IN a musty coffee shop in the suburbs of Portland, Ore., a dozen people occupying scruffy couches peer into laptop computers, their screens casting a blue glow across pasty faces. They scroll through online job listings, availing themselves of free Wi-Fi, as they pass another drizzly afternoon in the temporary office of the age.

You run across this scene in town after town these days, from doughnut shops tucked into strip malls in Charlotte to vegan cafes in Austin. It has become commonplace, along with possessions piled curbside in front of foreclosed homes. Here is gloomy evidence of a national hunger for paychecks, fresh sign of the everyday calamity coloring much of the American experience.

And yet the same scene suggests the endurance of a psychic strength that Americans like to claim for ourselves, at least in the mythologized version of our history: Hard times create a collective response. The worst economic downturn since the Depression, its depth underscored by weak job numbers released Friday, has turned coffee shops into grassroots unemployment offices. People exchange tips on who is hiring and where to post résumés. They watch one another’s belongings. They share limited electrical outlets, rationing resources in the sort of mutually beneficial fashion that typically eludes elected representatives in Washington.

Over the past three years, as I have explored the downturn’s consequences in hard-hit areas of the country from the Pacific Northwest to South Florida, I have been struck again and again by the contradictions at play, competing visions of division and solidarity. Two hundred and thirty-four years into an American experiment launched in the name of the common good, it often feels, to me on the road, as if a battle is underway for the nation’s identity, a jockeying over the values that will govern whatever follows the Great Recession.

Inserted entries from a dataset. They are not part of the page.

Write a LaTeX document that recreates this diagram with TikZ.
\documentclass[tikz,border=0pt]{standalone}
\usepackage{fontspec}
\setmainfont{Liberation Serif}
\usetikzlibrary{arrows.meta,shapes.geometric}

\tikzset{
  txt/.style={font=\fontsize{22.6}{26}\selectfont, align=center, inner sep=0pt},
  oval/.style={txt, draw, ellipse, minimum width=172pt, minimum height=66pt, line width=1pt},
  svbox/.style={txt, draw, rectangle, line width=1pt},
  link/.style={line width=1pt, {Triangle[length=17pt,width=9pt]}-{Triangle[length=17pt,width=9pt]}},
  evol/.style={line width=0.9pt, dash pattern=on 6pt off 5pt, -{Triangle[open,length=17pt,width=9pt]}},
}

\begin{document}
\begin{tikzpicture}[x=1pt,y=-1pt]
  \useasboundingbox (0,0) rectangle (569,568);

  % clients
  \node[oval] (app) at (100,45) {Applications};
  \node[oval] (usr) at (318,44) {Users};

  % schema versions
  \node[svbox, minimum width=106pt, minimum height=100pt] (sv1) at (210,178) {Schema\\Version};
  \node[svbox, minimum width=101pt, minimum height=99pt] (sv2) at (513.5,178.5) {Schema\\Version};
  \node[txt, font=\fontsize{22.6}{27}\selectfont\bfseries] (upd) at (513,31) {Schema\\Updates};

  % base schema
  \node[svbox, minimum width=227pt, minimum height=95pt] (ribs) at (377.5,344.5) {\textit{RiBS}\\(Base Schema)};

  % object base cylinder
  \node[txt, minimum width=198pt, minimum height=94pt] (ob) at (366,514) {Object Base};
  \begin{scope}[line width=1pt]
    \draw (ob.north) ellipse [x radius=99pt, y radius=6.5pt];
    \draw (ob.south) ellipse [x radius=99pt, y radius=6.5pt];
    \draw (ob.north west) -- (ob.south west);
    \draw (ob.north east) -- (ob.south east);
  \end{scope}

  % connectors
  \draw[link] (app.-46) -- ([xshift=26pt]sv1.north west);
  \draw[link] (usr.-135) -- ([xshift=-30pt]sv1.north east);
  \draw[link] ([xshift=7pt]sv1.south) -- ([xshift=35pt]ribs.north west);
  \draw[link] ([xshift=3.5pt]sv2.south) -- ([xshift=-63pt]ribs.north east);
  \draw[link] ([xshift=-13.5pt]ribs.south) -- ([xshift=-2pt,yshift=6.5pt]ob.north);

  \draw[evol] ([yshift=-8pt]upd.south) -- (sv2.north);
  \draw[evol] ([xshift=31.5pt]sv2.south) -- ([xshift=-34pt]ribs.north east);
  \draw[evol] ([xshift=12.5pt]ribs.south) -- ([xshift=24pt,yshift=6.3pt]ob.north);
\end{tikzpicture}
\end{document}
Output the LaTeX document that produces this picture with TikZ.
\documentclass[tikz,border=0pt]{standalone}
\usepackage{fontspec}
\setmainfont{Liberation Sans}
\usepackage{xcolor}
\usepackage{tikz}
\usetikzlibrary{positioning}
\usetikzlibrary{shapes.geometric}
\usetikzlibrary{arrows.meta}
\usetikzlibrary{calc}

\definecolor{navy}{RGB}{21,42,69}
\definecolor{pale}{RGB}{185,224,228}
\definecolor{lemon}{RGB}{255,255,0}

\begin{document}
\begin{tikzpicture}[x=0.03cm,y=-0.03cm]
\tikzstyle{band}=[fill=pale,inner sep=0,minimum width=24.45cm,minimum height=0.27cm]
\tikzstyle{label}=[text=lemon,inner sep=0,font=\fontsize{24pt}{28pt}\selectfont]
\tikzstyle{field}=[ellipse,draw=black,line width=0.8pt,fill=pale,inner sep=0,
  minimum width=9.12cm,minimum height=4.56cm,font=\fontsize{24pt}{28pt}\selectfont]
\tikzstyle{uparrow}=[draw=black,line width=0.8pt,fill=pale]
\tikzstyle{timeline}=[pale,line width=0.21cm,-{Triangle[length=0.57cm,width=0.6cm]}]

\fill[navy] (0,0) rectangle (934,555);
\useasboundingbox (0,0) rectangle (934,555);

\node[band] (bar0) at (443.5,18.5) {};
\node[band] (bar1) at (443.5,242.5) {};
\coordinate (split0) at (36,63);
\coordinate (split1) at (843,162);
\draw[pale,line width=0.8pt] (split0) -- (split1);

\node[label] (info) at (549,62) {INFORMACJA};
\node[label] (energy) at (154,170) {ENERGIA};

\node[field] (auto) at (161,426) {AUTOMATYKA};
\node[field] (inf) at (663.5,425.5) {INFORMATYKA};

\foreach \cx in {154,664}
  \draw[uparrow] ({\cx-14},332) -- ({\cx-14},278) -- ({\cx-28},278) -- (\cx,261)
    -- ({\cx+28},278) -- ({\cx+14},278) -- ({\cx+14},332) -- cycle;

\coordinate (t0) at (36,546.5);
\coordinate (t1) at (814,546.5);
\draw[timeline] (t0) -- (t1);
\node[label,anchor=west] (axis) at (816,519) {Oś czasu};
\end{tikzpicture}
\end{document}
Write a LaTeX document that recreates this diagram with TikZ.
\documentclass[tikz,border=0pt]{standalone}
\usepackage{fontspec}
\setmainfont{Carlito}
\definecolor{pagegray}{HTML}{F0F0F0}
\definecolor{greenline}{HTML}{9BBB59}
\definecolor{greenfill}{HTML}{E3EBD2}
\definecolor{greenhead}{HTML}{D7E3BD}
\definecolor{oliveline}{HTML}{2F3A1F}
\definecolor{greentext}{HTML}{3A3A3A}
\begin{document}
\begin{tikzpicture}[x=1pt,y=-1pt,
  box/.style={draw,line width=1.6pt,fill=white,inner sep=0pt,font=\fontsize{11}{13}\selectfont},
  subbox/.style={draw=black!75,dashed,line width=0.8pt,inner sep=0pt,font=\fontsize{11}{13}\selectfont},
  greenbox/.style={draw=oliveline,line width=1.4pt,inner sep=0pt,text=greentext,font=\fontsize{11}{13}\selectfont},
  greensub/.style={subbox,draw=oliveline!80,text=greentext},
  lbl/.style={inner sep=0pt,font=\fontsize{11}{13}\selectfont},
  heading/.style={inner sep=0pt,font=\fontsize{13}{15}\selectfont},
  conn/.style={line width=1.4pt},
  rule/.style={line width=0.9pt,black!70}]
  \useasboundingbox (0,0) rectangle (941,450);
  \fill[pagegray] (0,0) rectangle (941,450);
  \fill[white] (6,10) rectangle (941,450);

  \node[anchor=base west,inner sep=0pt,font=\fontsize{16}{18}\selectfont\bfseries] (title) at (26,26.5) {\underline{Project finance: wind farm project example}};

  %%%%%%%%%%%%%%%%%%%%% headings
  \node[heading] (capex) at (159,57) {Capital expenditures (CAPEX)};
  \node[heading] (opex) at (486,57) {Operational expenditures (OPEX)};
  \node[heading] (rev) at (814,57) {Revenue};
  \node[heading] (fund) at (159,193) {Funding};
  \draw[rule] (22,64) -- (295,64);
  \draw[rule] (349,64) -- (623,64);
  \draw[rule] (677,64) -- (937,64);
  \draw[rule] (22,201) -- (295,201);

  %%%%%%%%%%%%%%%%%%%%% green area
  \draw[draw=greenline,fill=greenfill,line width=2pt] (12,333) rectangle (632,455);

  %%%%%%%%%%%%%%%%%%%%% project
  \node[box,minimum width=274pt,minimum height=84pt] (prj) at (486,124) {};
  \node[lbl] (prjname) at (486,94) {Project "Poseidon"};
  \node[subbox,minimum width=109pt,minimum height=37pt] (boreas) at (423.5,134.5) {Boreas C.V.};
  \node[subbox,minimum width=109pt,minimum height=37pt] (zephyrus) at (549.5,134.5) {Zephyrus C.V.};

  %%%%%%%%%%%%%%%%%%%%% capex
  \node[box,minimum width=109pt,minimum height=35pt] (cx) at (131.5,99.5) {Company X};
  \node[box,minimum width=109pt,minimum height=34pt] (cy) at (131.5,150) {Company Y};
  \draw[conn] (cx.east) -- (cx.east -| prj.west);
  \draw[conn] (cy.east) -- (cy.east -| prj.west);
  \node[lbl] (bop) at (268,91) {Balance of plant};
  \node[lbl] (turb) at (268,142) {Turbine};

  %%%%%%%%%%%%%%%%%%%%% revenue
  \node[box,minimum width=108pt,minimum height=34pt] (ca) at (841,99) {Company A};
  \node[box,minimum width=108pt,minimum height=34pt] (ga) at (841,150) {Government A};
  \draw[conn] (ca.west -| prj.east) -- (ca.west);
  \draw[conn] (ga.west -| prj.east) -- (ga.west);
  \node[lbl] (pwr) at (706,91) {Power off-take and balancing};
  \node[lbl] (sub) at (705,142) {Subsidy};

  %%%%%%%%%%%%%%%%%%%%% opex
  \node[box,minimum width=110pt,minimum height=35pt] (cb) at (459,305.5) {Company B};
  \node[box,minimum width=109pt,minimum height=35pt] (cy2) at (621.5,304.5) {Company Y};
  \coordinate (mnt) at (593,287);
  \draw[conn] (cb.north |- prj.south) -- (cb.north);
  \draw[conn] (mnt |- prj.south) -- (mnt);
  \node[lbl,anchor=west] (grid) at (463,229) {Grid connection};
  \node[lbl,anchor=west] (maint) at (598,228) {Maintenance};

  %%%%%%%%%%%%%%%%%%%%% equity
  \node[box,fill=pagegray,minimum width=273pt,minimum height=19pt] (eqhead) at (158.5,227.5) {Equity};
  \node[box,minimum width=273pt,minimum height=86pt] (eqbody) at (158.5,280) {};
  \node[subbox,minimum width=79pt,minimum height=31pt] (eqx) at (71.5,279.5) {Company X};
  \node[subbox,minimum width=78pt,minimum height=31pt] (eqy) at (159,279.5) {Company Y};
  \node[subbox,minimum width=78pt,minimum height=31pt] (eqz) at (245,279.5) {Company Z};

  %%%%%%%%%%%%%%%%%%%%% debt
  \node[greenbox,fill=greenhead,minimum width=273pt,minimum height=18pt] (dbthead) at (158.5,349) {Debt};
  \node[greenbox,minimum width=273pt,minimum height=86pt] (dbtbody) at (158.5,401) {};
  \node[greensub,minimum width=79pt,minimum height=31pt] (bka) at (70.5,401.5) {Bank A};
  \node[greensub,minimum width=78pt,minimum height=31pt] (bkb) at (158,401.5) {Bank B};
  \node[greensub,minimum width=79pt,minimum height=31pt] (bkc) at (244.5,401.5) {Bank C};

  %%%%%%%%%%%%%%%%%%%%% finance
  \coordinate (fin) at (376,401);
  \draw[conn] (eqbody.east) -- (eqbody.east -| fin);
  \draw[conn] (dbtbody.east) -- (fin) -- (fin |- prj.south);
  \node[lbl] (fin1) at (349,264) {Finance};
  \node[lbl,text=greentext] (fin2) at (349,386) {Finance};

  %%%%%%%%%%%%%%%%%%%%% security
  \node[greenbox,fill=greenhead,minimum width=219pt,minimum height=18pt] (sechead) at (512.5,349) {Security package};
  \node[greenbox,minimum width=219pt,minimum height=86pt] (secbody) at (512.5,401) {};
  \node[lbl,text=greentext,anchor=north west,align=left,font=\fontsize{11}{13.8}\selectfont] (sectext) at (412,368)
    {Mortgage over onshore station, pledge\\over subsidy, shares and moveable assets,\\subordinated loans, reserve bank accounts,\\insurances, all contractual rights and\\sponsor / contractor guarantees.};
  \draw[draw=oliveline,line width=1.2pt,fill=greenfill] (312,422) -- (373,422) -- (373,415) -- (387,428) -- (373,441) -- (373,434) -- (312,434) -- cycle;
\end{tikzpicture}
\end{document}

A great many people have lost faith in powerful institutions, from Congress to Goldman Sachs. Yet beneath the bitterness coloring national affairs — down at the level of neighborhood, family, coffee shop, tavern — a tenuous belief in the collective good remains, perhaps moderating national dismay.

Who are we? This question has grown resonant as Americans try to secure satisfying answers for themselves, reclaiming identities stripped by the downturn. The recession turned creditworthy homeowners into delinquents and commuting professionals into the jobless.